The sacred as it exists in human culture and history is an experience that is inherently divided from the profane. The sacred is cut off and differentiated and made separate, as though the experience of the social taboo is made base on an existential level beyond merely the reproach of your fellow man. Sex, drugs, alcohol, any and all sorts of debauchery, they are viewed in contrast to the experience of the holy man, the pious and abstinent and bachelor. This is an arbitrary division that institutions across history have concocted as a means of control—such is the function of all churches and organised religion on a mass scale, and in a more abstract sense is also the function of all authority—and is one by which we have adopted a narrow cultural understanding. In the last century there came about attempts to break away from such a narrow concept of piety through the work of people like Allen Ginsberg who posited a homosexual depraved holiness in his being, that the world is holy in all aspects including that which courses through our beings in our points of utmost pleasure.

Kierkegaard wrote a book named "The Present Age" wherein he presents an absolutely scathing criticism of modern life and the absolute death of the heart that it inflicts on most people. To quote a passage:

Nowadays not even a suicide kills himself in desperation. Before taking the step he deliberates so long and so carefully that he literally chokes with thought. It is even questionable whether he ought to be called a suicide, since it is really thought which takes his life. He does not die with deliberation but from deliberation.

I would like to posit a sort of different escape from that hell of deliberation or reflection as he refers to it that gives the illusion of the destruction of the order of things and such an escape can be found in a spiritual outlook that views the mere fact of experience as being the root of holiness. The divide that has always been posited between the lowly existence on earth we possess and the fictitious beyond of organised faith is one that has to be absolutely abolished for the spiritual wellbeing of the individual, and for that I would like to quote a Hermann Hesse book, Siddhartha.

My favourite book of all time, for the record.

There is immense substance within this book towards how it treats the problem of existence through the lens of both a Hindu and Buddhist outlook. References to Om, the fleeing of the self essential to Buddhist doctrine and many other things come across time and again in here, but there is a part towards the very end of the book, wherein the great Siddhartha meets his friend Govinda once more, having achieved enlightenment, and he tells him:

“When someone is searching,” said Siddhartha, “then it might easily happen that the only thing his eyes still see is that what he searches for, that he is unable to find anything, to let anything enter his mind, because he always thinks of nothing but the object of his search, because he has a goal, because he is obsessed by the goal. Searching means: having a goal. But finding means: being free, being open, having no goal. You, oh venerable one, are perhaps indeed a searcher, because, striving for your goal, there are many things you don’t see, which are directly in front of your eyes.
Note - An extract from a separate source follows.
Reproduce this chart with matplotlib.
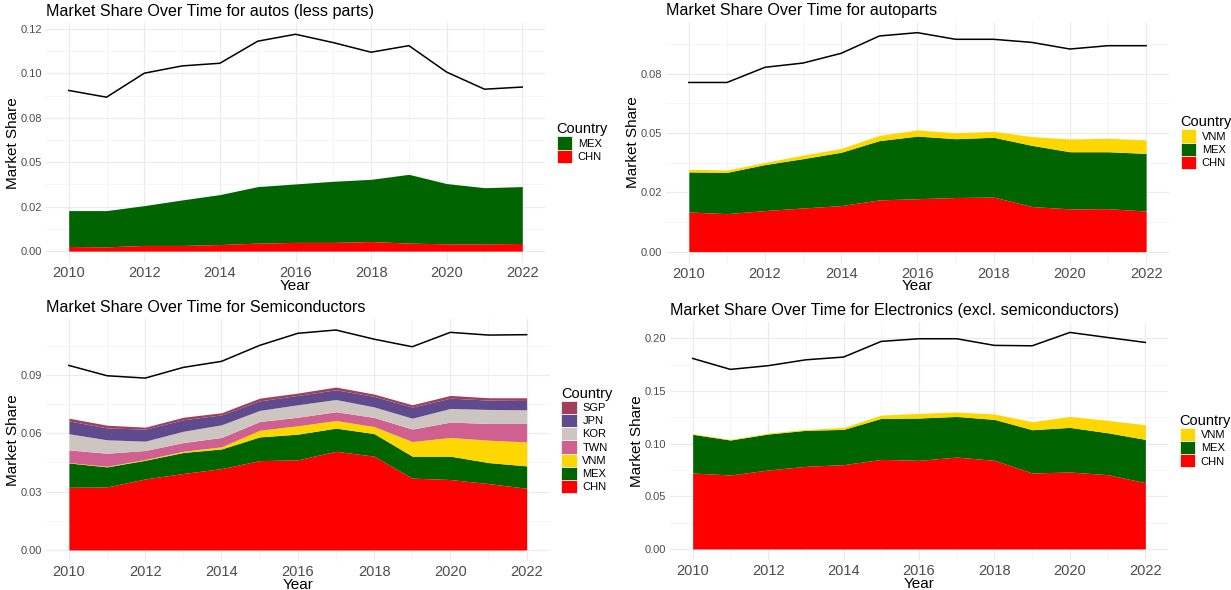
import numpy as np
import matplotlib
matplotlib.use("Agg")
import matplotlib.pyplot as plt
from matplotlib.patches import Patch

plt.rcParams['font.family'] = ['Liberation Sans', 'DejaVu Sans']

years = list(range(2010, 2023))

# country colours
colors = {
    "CHN": "#FF0000",
    "MEX": "#006400",
    "VNM": "#FFD700",
    "TWN": "#D0608F",
    "KOR": "#CDC6C0",
    "JPN": "#5E4A8C",
    "SGP": "#A0405A",
}

# autos (less parts)
autos_chn = [0.0026, 0.0024, 0.0032, 0.0032, 0.0037, 0.0045, 0.0049, 0.0049, 0.0054, 0.0045, 0.0041, 0.0041, 0.0043]
autos_mex = [0.0202, 0.0204, 0.0224, 0.0256, 0.0281, 0.0318, 0.0329, 0.0344, 0.0350, 0.0387, 0.0339, 0.0316, 0.0320]
autos_total = [0.0904, 0.0866, 0.1001, 0.1042, 0.1057, 0.1181, 0.1220, 0.1173, 0.1119, 0.1156, 0.1007, 0.0911, 0.0923]

# autoparts
parts_chn = [0.0167, 0.0160, 0.0173, 0.0184, 0.0194, 0.0218, 0.0223, 0.0228, 0.0230, 0.0190, 0.0180, 0.0181, 0.0171]
parts_mex = [0.0169, 0.0174, 0.0194, 0.0208, 0.0225, 0.0250, 0.0264, 0.0248, 0.0252, 0.0258, 0.0241, 0.0240, 0.0243]
parts_vnm = [0.0011, 0.0010, 0.0009, 0.0015, 0.0016, 0.0022, 0.0026, 0.0025, 0.0025, 0.0037, 0.0054, 0.0057, 0.0057]
parts_total = [0.0713, 0.0713, 0.0777, 0.0795, 0.0836, 0.0909, 0.0923, 0.0895, 0.0895, 0.0882, 0.0854, 0.0868, 0.0868]

# semiconductors
semi_chn = [0.0322, 0.0324, 0.0365, 0.0393, 0.0418, 0.0459, 0.0463, 0.0507, 0.0482, 0.0369, 0.0362, 0.0341, 0.0317]
semi_mex = [0.0125, 0.0103, 0.0096, 0.0108, 0.0101, 0.0122, 0.0132, 0.0119, 0.0116, 0.0113, 0.0120, 0.0108, 0.0115]
semi_vnm = [0.0002, 0.0003, 0.0004, 0.0006, 0.0011, 0.0034, 0.0043, 0.0039, 0.0036, 0.0075, 0.0096, 0.0115, 0.0123]
semi_twn = [0.0065, 0.0067, 0.0046, 0.0045, 0.0048, 0.0045, 0.0044, 0.0045, 0.0047, 0.0064, 0.0079, 0.0086, 0.0095]
semi_kor = [0.0083, 0.0069, 0.0048, 0.0058, 0.0065, 0.0057, 0.0064, 0.0063, 0.0054, 0.0056, 0.0070, 0.0072, 0.0070]
semi_jpn = [0.0066, 0.0061, 0.0062, 0.0059, 0.0051, 0.0049, 0.0048, 0.0050, 0.0054, 0.0057, 0.0053, 0.0048, 0.0048]
semi_sgp = [0.0014, 0.0014, 0.0010, 0.0013, 0.0011, 0.0014, 0.0012, 0.0014, 0.0012, 0.0012, 0.0014, 0.0012, 0.0014]
semi_total = [0.0948, 0.0895, 0.0883, 0.0938, 0.0969, 0.1051, 0.1113, 0.1130, 0.1083, 0.1044, 0.1118, 0.1104, 0.1106]

# electronics (excl. semiconductors)
elec_chn = [0.0722, 0.0703, 0.0750, 0.0785, 0.0801, 0.0851, 0.0842, 0.0873, 0.0842, 0.0722, 0.0731, 0.0706, 0.0630]
elec_mex = [0.0367, 0.0332, 0.0342, 0.0342, 0.0335, 0.0390, 0.0402, 0.0386, 0.0389, 0.0411, 0.0424, 0.0398, 0.0411]
elec_vnm = [0.0006, 0.0006, 0.0009, 0.0009, 0.0019, 0.0031, 0.0044, 0.0042, 0.0051, 0.0076, 0.0104, 0.0118, 0.0139]
elec_total = [0.1810, 0.1706, 0.1741, 0.1797, 0.1823, 0.1972, 0.1997, 0.1997, 0.1934, 0.1930, 0.2057, 0.2009, 0.1962]

# y ticks and their (rounded) labels as printed on the chart
autos_yticks = [0, 0.025, 0.05, 0.075, 0.1, 0.125]
autos_ylabels = ["0.00", "0.02", "0.05", "0.08", "0.10", "0.12"]
parts_yticks = [0, 0.025, 0.05, 0.075]
parts_ylabels = ["0.00", "0.02", "0.05", "0.08"]
semi_yticks = [0, 0.03, 0.06, 0.09]
semi_ylabels = ["0.00", "0.03", "0.06", "0.09"]
elec_yticks = [0, 0.05, 0.10, 0.15, 0.20]
elec_ylabels = ["0.00", "0.05", "0.10", "0.15", "0.20"]

panels = [
    ("Market Share Over Time for autos (less parts)",
     [("CHN", autos_chn), ("MEX", autos_mex)], autos_total,
     autos_yticks, autos_ylabels, [0.0374, 0.556, 0.4053, 0.4043]),
    ("Market Share Over Time for autoparts",
     [("CHN", parts_chn), ("MEX", parts_mex), ("VNM", parts_vnm)], parts_total,
     parts_yticks, parts_ylabels, [0.541, 0.555, 0.4086, 0.4082]),
    ("Market Share Over Time for Semiconductors",
     [("CHN", semi_chn), ("MEX", semi_mex), ("VNM", semi_vnm), ("TWN", semi_twn),
      ("KOR", semi_kor), ("JPN", semi_jpn), ("SGP", semi_sgp)], semi_total,
     semi_yticks, semi_ylabels, [0.0374, 0.0492, 0.409, 0.4101]),
    ("Market Share Over Time for Electronics (excl. semiconductors)",
     [("CHN", elec_chn), ("MEX", elec_mex), ("VNM", elec_vnm)], elec_total,
     elec_yticks, elec_ylabels, [0.5443, 0.0512, 0.4045, 0.4037]),
]

fig = plt.figure(figsize=(12.31, 5.90), dpi=100)

for title, series, total, yticks, ylabels, pos in panels:
    ax = fig.add_axes(pos)
    base = np.zeros(len(years))
    for name, vals in series:
        top = base + np.array(vals)
        ax.fill_between(years, base, top, color=colors[name], linewidth=0)
        base = top
    ax.plot(years, total, color="black", lw=1.1)

    ymax = max(total)
    ax.set_xlim(2010 - 0.6, 2022 + 0.6)
    ax.set_ylim(-0.05 * ymax, ymax * 1.05)
    ax.set_xticks(range(2010, 2023, 2))
    ax.set_xticks(range(2011, 2022, 2), minor=True)
    ax.set_yticks(yticks)
    ax.set_yticklabels(ylabels)
    mids = [(a + b) / 2 for a, b in zip(yticks[:-1], yticks[1:])]
    if yticks[-1] + (yticks[1] - yticks[0]) / 2 < ymax * 1.05:
        mids.append(yticks[-1] + (yticks[1] - yticks[0]) / 2)
    ax.set_yticks(mids, minor=True)
    ax.grid(True, which="major", color="#EBEBEB", lw=0.8)
    ax.grid(True, which="minor", color="#F4F4F4", lw=0.6)
    ax.set_axisbelow(True)
    for s in ax.spines.values():
        s.set_visible(False)
    ax.tick_params(which="both", length=0)
    ax.tick_params(axis="x", labelsize=10.5, labelcolor="#4D4D4D", pad=3)
    ax.tick_params(axis="y", labelsize=8, labelcolor="#4D4D4D", pad=3)
    ax.set_xlabel("Year", fontsize=11, labelpad=-1)
    ax.set_ylabel("Market Share", fontsize=11, labelpad=0)
    ax.set_title(title, fontsize=11.6, loc="left", pad=5)

    handles = [Patch(facecolor=colors[n], edgecolor="white", lw=0.5, label=n)
               for n, _ in reversed(series)]
    leg = ax.legend(handles=handles, title="Country", loc="center left",
                    bbox_to_anchor=(1.01, 0.5), frameon=False, fontsize=8,
                    title_fontsize=10.5, handlelength=1.4, handleheight=1.45,
                    labelspacing=0.0, handletextpad=0.5, borderaxespad=0.2)
    leg._legend_box.align = "left"

fig.savefig("out.png", dpi=100)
What Govinda fails to see that is right in front of him is the fact that, as I said prior, samsara is nirvana. The experience of the cycle of existence, though perhaps not illustrated as thoroughly through the lens of strict Buddhist reincarnation, is one we all go through, we transform an infinite amount of times per every infinitesimal moment. To search, as the traditional religious view would impose on us, is futile because searching is a perpetual dead-end for we are terrible navigators of the realm of our hearts and souls, the smartest people in the world often becoming fools to the power of their emotive aspects. There is tremendous beauty in that, in the indescribable experience, in the qualia of cold and heat and red and blue and sad and happy, in the fact words are very rarely ever enough for such things, in the fact we march on and on incapable of ever transcending which is why we are transcendent, for transcendence implies that there is something beyond, and everything is beyond, for there is everything when there just as well could've been nothing.

The Truth has marched in in the light of the God that we are. All that remains is to accept it and take it in, to be as one with the world that we inhabit and to live and love as creatures that have taken the leap of faith towards loving one another and everything around us further still. Kierkegaard was a miserable man who wrote extensively about the depths of his own suffering, and there is suffering to be had but suffering is experience and all experience is holy. We need not be bound by the limits of our imaginations, as he was, that only the conventional God of Abraham may save us, for we are God and he is us, the universe inspecting itself, the ultimate coincidence that our subjective selves ought to take in for the grandeur that it so possesses to ourselves, such is the leap of faith. It matters not how things go or where we find ourselves, it matters that we are still here and that we ever got the chance to live at all for regret and the malice of existence, the sort of cynical void-heartedness of our age ought to be annihilated completely. We need not a revolutionary age perhaps in the same sense that Kierkegaard referred to it in "The Present Age" but we most definitely do need a revolution of the heart and the spirit.

Far too many people in our contemporary landscape find themselves taken away with the depths of their own carnality in an aimless escape from the void. The only way out is to open our eyes to see that the void is entirely under our whims.